# [SOLVED] Transfer Ownership of a Vehicle



## RSpecianjr (Jan 20, 2010)

Hey guys,

So, it has been a very long time, almost 10 years since I had to go through this process before.

I am getting a bus, Short Bus Modifications , and need to know the best method for getting it in my name. I live in Louisiana and I know there are different fees based on state etc. I imagine the process is generally the same though.

They are just getting rid of it, so the question is really. Should I try and do a bill of sale (and for how much) or should I do it as a gift? 

What all is involved in the process? 

I've also been looking at this site: Unofficial DMV

From what I remember 10 years ago, we had to do bill of sale for over 100 dollars or something like that.

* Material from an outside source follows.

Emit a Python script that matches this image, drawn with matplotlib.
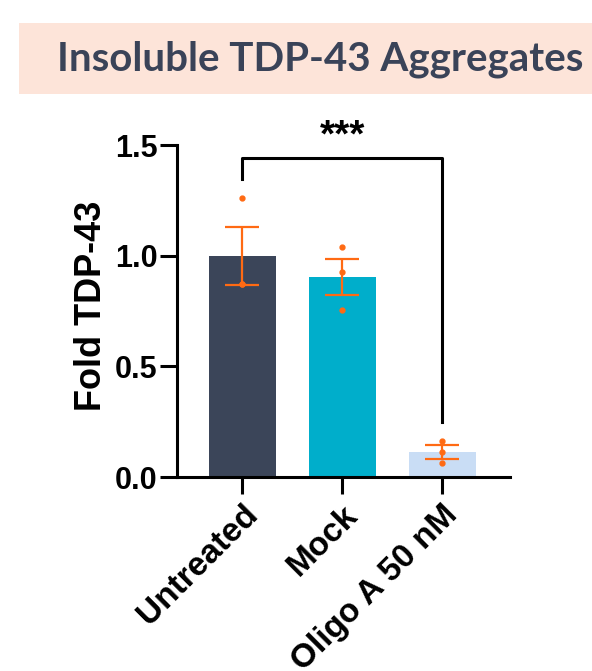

I guess im just confused as to where to begin. Can't seem to call my local DMV and its a pain in the butt to get off work to go up there. Might try doing it on lunch tomorrow to find out.

Plan on transfering the vehicle in my name on Friday afternoon. 

Many thanks!

Robert D Specian Jr.


----------



## RSpecianjr (Jan 20, 2010)

*Re: Transfer Ownership of a Vehicle*

Alright, so if I just take it to a title company they can do everything!

For it to be transfered from a friend of mine to me I have to have the person on the title (my friend), two witnesses, and a notary. We sign an Act of Donation form:

Act of Donation (R0409)

Since the bus is currently registered in louisiana, I have to provide proof of insurance and thats it. The registration will be transfered into my name. Cost is about 75 dollars.

Hope this helps someone else out too!

Ciao,

Robert


----------